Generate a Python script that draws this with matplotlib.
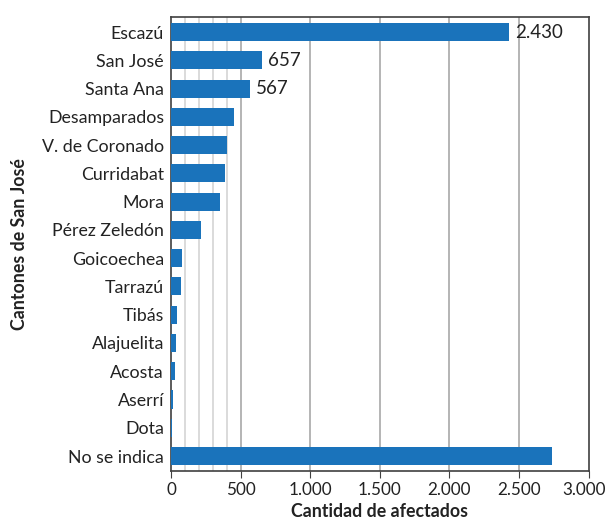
import matplotlib.pyplot as plt
import matplotlib.transforms as mtransforms
from matplotlib.ticker import FuncFormatter

plt.rcParams['font.family'] = ['Lato', 'DejaVu Sans']

cantones = ['Escazú', 'San José', 'Santa Ana', 'Desamparados', 'V. de Coronado',
            'Curridabat', 'Mora', 'Pérez Zeledón', 'Goicoechea', 'Tarrazú', 'Tibás',
            'Alajuelita', 'Acosta', 'Aserrí', 'Dota', 'No se indica']
afectados = [2430, 657, 567, 450, 400, 385, 350, 215, 80, 72, 45, 36, 29, 14, 4, 2735]
etiquetados = ['Escazú', 'San José', 'Santa Ana']

def miles(v, pos=None):
    return f'{int(v):,}'.replace(',', '.')

fig = plt.figure(figsize=(6.07, 5.25), dpi=100)
ax = fig.add_axes([0.2817, 0.1034, 0.688, 0.8646])

pos = list(range(len(cantones)))
ax.barh(pos, afectados, height=0.64, color='#1a73bb', zorder=3)

# lineas guia finas bajo 500 y principales cada 500
for x in [100, 200, 300, 400]:
    ax.axvline(x, color='#d4d4d4', lw=1.2, zorder=1)
for x in [500, 1000, 1500, 2000, 2500]:
    ax.axvline(x, color='#a8a8a8', lw=1.2, zorder=1)

for nombre, v, p in zip(cantones, afectados, pos):
    if nombre in etiquetados:
        ax.text(v + 40, p, miles(v), va='center', ha='left', fontsize=13.5, color='#222222')

ax.set_xlim(0, 3000)
ax.set_ylim(15.52, -0.54)
ax.set_yticks(pos)
ax.set_yticklabels(cantones, fontsize=12.8, color='#222222')
ax.set_xticks(range(0, 3001, 500))
ax.xaxis.set_major_formatter(FuncFormatter(miles))
ax.tick_params(axis='x', labelsize=12.3, labelcolor='#222222', length=5, color='#404040', pad=3)
ax.tick_params(axis='y', length=0, pad=5)
for s in ax.spines.values():
    s.set_color('#404040')
    s.set_linewidth(1.2)

# el ultimo rotulo del eje x se corre un poco para que quepa en la figura
ultimo = ax.xaxis.get_major_ticks()[-1].label1
ultimo.set_transform(ultimo.get_transform() +
                     mtransforms.ScaledTranslation(-5 / 100, 0, fig.dpi_scale_trans))

ax.set_xlabel('Cantidad de afectados', fontsize=12.8, fontweight='bold', color='#222222', labelpad=4)
ax.set_ylabel('Cantones de San José', fontsize=12.8, fontweight='bold', color='#222222', labelpad=10)

fig.savefig('out.png', dpi=100)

• Exercise brief
Quote, exactly and only, the lines from the first line of the data above through the line containing "ha='left', fontsize=13.5, color='#222222')". The pictures do not belong in it.

• Answer to the exercise
Generate a Python script that draws this with matplotlib.
import matplotlib.pyplot as plt
import matplotlib.transforms as mtransforms
from matplotlib.ticker import FuncFormatter

plt.rcParams['font.family'] = ['Lato', 'DejaVu Sans']

cantones = ['Escazú', 'San José', 'Santa Ana', 'Desamparados', 'V. de Coronado',
            'Curridabat', 'Mora', 'Pérez Zeledón', 'Goicoechea', 'Tarrazú', 'Tibás',
            'Alajuelita', 'Acosta', 'Aserrí', 'Dota', 'No se indica']
afectados = [2430, 657, 567, 450, 400, 385, 350, 215, 80, 72, 45, 36, 29, 14, 4, 2735]
etiquetados = ['Escazú', 'San José', 'Santa Ana']

def miles(v, pos=None):
    return f'{int(v):,}'.replace(',', '.')

fig = plt.figure(figsize=(6.07, 5.25), dpi=100)
ax = fig.add_axes([0.2817, 0.1034, 0.688, 0.8646])

pos = list(range(len(cantones)))
ax.barh(pos, afectados, height=0.64, color='#1a73bb', zorder=3)

# lineas guia finas bajo 500 y principales cada 500
for x in [100, 200, 300, 400]:
    ax.axvline(x, color='#d4d4d4', lw=1.2, zorder=1)
for x in [500, 1000, 1500, 2000, 2500]:
    ax.axvline(x, color='#a8a8a8', lw=1.2, zorder=1)

for nombre, v, p in zip(cantones, afectados, pos):
    if nombre in etiquetados:
        ax.text(v + 40, p, miles(v), va='center', ha='left', fontsize=13.5, color='#222222')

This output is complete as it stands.